Work instructions:
Retype word for word the first line of the listing and each line after it up to the line with "const groups = ['Control', 'shNC', 'shNR-1', 'shNR-2']", with the pictures taken out.

Data block:
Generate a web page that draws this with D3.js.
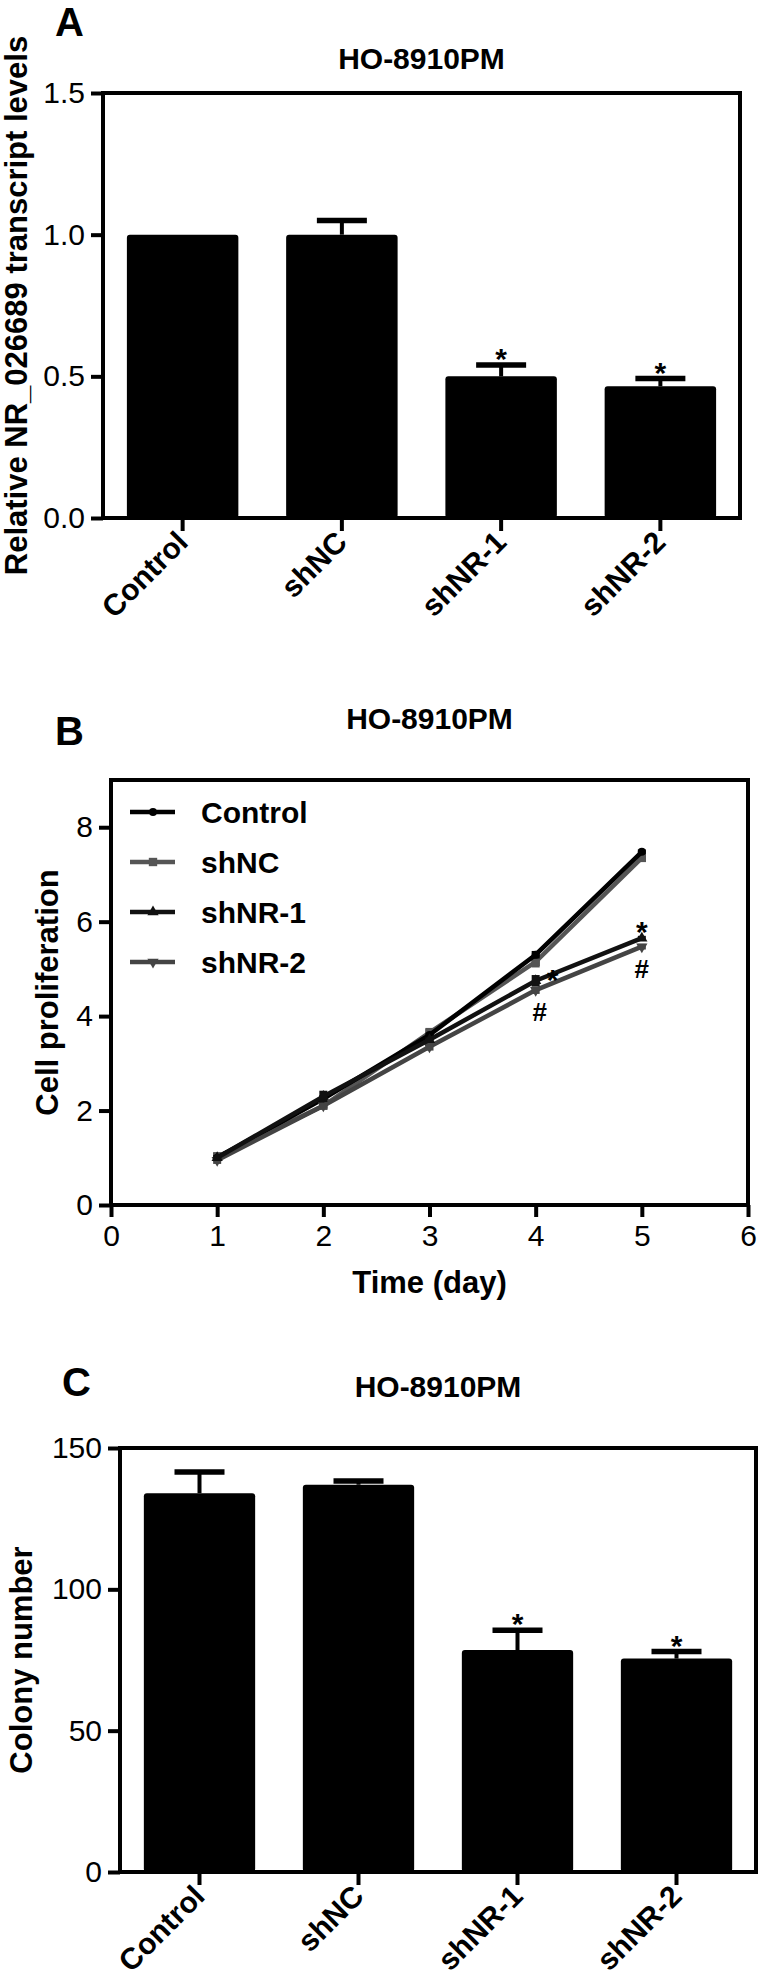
<!DOCTYPE html>
<html>
<head>
<meta charset="utf-8">
<script src="https://cdn.jsdelivr.net/npm/d3@7"></script>
<style>
  body { margin: 0; background: #fff; }
  svg { display: block; }
</style>
</head>
<body>
<div id="root"></div>
<script>
// values
const groups = ['Control', 'shNC', 'shNR-1', 'shNR-2']

const transcriptMean = [1.00, 1.00, 0.50, 0.465]
const transcriptErr = [0, 0.05, 0.04, 0.027]
const transcriptSig = ['', '', '*', '*']
const transcriptTicks = [0, 0.5, 1.0, 1.5]

const days = [1, 2, 3, 4, 5]
const dayTicks = [0, 1, 2, 3, 4, 5, 6]
const prolifTicks = [0, 2, 4, 6, 8]
const prolifControl = [1.00, 2.25, 3.60, 5.30, 7.48]
const prolifShNC = [1.02, 2.10, 3.65, 5.15, 7.35]
const prolifShNR1 = [1.00, 2.30, 3.50, 4.75, 5.65]
const prolifShNR2 = [0.95, 2.10, 3.35, 4.55, 5.47]
const prolifErrControl = [0.05, 0.08, 0.05, 0.08, 0.05]
const prolifErrShNC = [0.10, 0.06, 0.10, 0.12, 0.08]
const prolifErrShNR1 = [0.05, 0.12, 0.05, 0.12, 0.05]
const prolifErrShNR2 = [0.08, 0.06, 0.08, 0.08, 0.06]
const sigDays = [4, 5]

const colonyMean = [134, 137, 78.5, 75.5]
const colonyErr = [7.5, 1.3, 7, 2.5]
const colonySig = ['', '', '*', '*']
const colonyTicks = [0, 50, 100, 150]

const FONT = "'Liberation Sans', Arial, Helvetica, sans-serif"
const width = 760
const height = 1986

const svg = d3.select('#root').append('svg')
  .attr('width', width)
  .attr('height', height)
  .style('font-family', FONT)

svg.append('rect').attr('width', width).attr('height', height).attr('fill', '#fff')

function styleAxis(g) {
  g.select('.domain').remove()
  g.selectAll('.tick line').attr('stroke', '#000').attr('stroke-width', 4)
  g.selectAll('.tick text').attr('fill', '#000').style('font-size', '30px').style('font-family', FONT)
}

function frame(p) {
  svg.append('rect')
    .attr('x', p.left).attr('y', p.top)
    .attr('width', p.right - p.left).attr('height', p.bottom - p.top)
    .attr('fill', 'none').attr('stroke', '#000').attr('stroke-width', 4)
}

function headings(p) {
  svg.append('text').attr('x', p.letterX).attr('y', p.letterY)
    .style('font-size', '40px').style('font-weight', 'bold').text(p.letter)
  svg.append('text').attr('x', (p.left + p.right) / 2).attr('y', p.titleY)
    .attr('text-anchor', 'middle')
    .style('font-size', '30px').style('font-weight', 'bold').text('HO-8910PM')
  svg.append('text')
    .attr('transform', 'translate(' + p.yTitleX + ',' + (p.top + p.bottom) / 2 + ') rotate(-90)')
    .attr('text-anchor', 'middle')
    .style('font-size', '31px').style('font-weight', 'bold').text(p.yTitle)
}

function barPanel(p, means, errs, sig) {
  const x = d3.scaleBand().domain(groups).range([p.left, p.right]).paddingInner(0.3).paddingOuter(0.15)
  const y = d3.scaleLinear().domain([0, p.yMax]).range([p.bottom, p.top])
  const cx = d => x(d) + x.bandwidth() / 2

  svg.append('g').selectAll('rect')
    .data(groups)
    .enter()
    .append('rect')
    .attr('x', d => x(d))
    .attr('width', x.bandwidth())
    .attr('y', (d, i) => y(means[i]))
    .attr('height', (d, i) => y(0) - y(means[i]))
    .attr('rx', 3)
    .attr('fill', '#000')

  const err = svg.append('g').selectAll('g')
    .data(groups.filter((d, i) => errs[i] > 0))
    .enter()
    .append('g')
  err.append('line')
    .attr('x1', cx).attr('x2', cx)
    .attr('y1', d => y(means[groups.indexOf(d)]))
    .attr('y2', d => y(means[groups.indexOf(d)] + errs[groups.indexOf(d)]))
    .attr('stroke', '#000').attr('stroke-width', 4)
  err.append('line')
    .attr('x1', d => cx(d) - 25).attr('x2', d => cx(d) + 25)
    .attr('y1', d => y(means[groups.indexOf(d)] + errs[groups.indexOf(d)]))
    .attr('y2', d => y(means[groups.indexOf(d)] + errs[groups.indexOf(d)]))
    .attr('stroke', '#000').attr('stroke-width', 5.5)

  svg.append('g').selectAll('text')
    .data(groups.filter((d, i) => sig[i]))
    .enter()
    .append('text')
    .attr('x', cx)
    .attr('y', d => y(means[groups.indexOf(d)] + errs[groups.indexOf(d)]) + 4)
    .attr('text-anchor', 'middle')
    .style('font-size', '30px').style('font-weight', 'bold')
    .text(d => sig[groups.indexOf(d)])

  svg.append('g')
    .attr('transform', 'translate(' + p.left + ',0)')
    .call(d3.axisLeft(y).tickValues(p.ticks).tickFormat(p.fmt).tickSize(12).tickPadding(6))
    .call(styleAxis)

  svg.append('g')
    .attr('transform', 'translate(0,' + p.bottom + ')')
    .call(d3.axisBottom(x).tickSize(13).tickFormat(''))
    .call(styleAxis)

  svg.append('g').selectAll('text')
    .data(groups)
    .enter()
    .append('text')
    .attr('transform', d => 'translate(' + (cx(d) + 7) + ',' + (p.bottom + 26) + ') rotate(-45)')
    .attr('text-anchor', 'end')
    .style('font-size', '30px').style('font-weight', 'bold')
    .text(d => d)

  frame(p)
  headings(p)
}

// A: transcript levels
barPanel({
  left: 103, right: 740, top: 93, bottom: 518, yMax: 1.5,
  ticks: transcriptTicks, fmt: d3.format('.1f'),
  letter: 'A', letterX: 55, letterY: 36, titleY: 69,
  yTitle: 'Relative NR_026689 transcript levels', yTitleX: 27
}, transcriptMean, transcriptErr, transcriptSig)

// B: proliferation
const pB = {
  left: 111, right: 748, top: 780, bottom: 1205,
  letter: 'B', letterX: 55, letterY: 745, titleY: 729,
  yTitle: 'Cell proliferation', yTitleX: 58
}
const xB = d3.scaleLinear().domain([0, 6]).range([pB.left, pB.right])
const yB = d3.scaleLinear().domain([0, 9]).range([pB.bottom, pB.top])

const series = [
  { name: 'shNC', values: prolifShNC, errs: prolifErrShNC, color: '#555', symbol: d3.symbolSquare, size: 70 },
  { name: 'Control', values: prolifControl, errs: prolifErrControl, color: '#000', symbol: d3.symbolCircle, size: 50 },
  { name: 'shNR-2', values: prolifShNR2, errs: prolifErrShNR2, color: '#444', symbol: d3.symbolTriangle, size: 55, flip: true },
  { name: 'shNR-1', values: prolifShNR1, errs: prolifErrShNR1, color: '#111', symbol: d3.symbolTriangle, size: 55 }
]

const line = d3.line().x((d, i) => xB(days[i])).y(d => yB(d))

series.forEach(s => {
  const g = svg.append('g')
  g.append('path')
    .attr('d', line(s.values))
    .attr('fill', 'none').attr('stroke', s.color).attr('stroke-width', 4.5)
  g.selectAll('line')
    .data(s.values)
    .enter()
    .append('line')
    .attr('x1', (d, i) => xB(days[i])).attr('x2', (d, i) => xB(days[i]))
    .attr('y1', (d, i) => yB(d - s.errs[i])).attr('y2', (d, i) => yB(d + s.errs[i]))
    .attr('stroke', s.color).attr('stroke-width', 8)
  g.selectAll('path.pt')
    .data(s.values)
    .enter()
    .append('path')
    .attr('class', 'pt')
    .attr('d', d3.symbol().type(s.symbol).size(s.size))
    .attr('transform', (d, i) => 'translate(' + xB(days[i]) + ',' + yB(d) + ')' + (s.flip ? ' rotate(180)' : ''))
    .attr('fill', s.color)
})

// significance marks
svg.append('g').selectAll('text')
  .data(sigDays)
  .enter()
  .append('text')
  .attr('x', d => xB(d) + (d === 4 ? 17 : 0))
  .attr('y', d => yB(prolifShNR1[days.indexOf(d)]) + (d === 4 ? 9 : 4))
  .attr('text-anchor', 'middle')
  .style('font-size', '30px').style('font-weight', 'bold')
  .text('*')
svg.append('g').selectAll('text')
  .data(sigDays)
  .enter()
  .append('text')
  .attr('x', d => xB(d) + (d === 4 ? 4 : 0))
  .attr('y', d => yB(prolifShNR2[days.indexOf(d)]) + 31)
  .attr('text-anchor', 'middle')
  .style('font-size', '26px').style('font-weight', 'bold')
  .text('#')

svg.append('g')
  .attr('transform', 'translate(' + pB.left + ',0)')
  .call(d3.axisLeft(yB).tickValues(prolifTicks).tickFormat(d3.format('d')).tickSize(12).tickPadding(6))
  .call(styleAxis)
svg.append('g')
  .attr('transform', 'translate(0,' + pB.bottom + ')')
  .call(d3.axisBottom(xB).tickValues(dayTicks).tickFormat(d3.format('d')).tickSize(12).tickPadding(8))
  .call(styleAxis)

svg.append('text')
  .attr('x', (pB.left + pB.right) / 2).attr('y', 1293)
  .attr('text-anchor', 'middle')
  .style('font-size', '31px').style('font-weight', 'bold')
  .text('Time (day)')

// legend
const legendOrder = ['Control', 'shNC', 'shNR-1', 'shNR-2']
const legend = svg.append('g').selectAll('g')
  .data(legendOrder.map(n => series.find(s => s.name === n)))
  .enter()
  .append('g')
  .attr('transform', (d, i) => 'translate(130,' + (812 + i * 50) + ')')
legend.append('line')
  .attr('x1', 0).attr('x2', 45)
  .attr('stroke', d => d.color).attr('stroke-width', 4.5)
legend.append('path')
  .attr('d', d => d3.symbol().type(d.symbol).size(d.size)())
  .attr('transform', d => 'translate(23,0)' + (d.flip ? ' rotate(180)' : ''))
  .attr('fill', d => d.color)
legend.append('text')
  .attr('x', 71).attr('y', 11)
  .style('font-size', '30px').style('font-weight', 'bold')
  .text(d => d.name)

frame(pB)
headings(pB)

// C: colony number
barPanel({
  left: 120, right: 756, top: 1448, bottom: 1872, yMax: 150,
  ticks: colonyTicks, fmt: d3.format('d'),
  letter: 'C', letterX: 62, letterY: 1396, titleY: 1397,
  yTitle: 'Colony number', yTitleX: 32
}, colonyMean, colonyErr, colonySig)
</script>
</body>
</html>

Final result:
Generate a web page that draws this with D3.js.
<!DOCTYPE html>
<html>
<head>
<meta charset="utf-8">
<script src="https://cdn.jsdelivr.net/npm/d3@7"></script>
<style>
  body { margin: 0; background: #fff; }
  svg { display: block; }
</style>
</head>
<body>
<div id="root"></div>
<script>
// values
const groups = ['Control', 'shNC', 'shNR-1', 'shNR-2']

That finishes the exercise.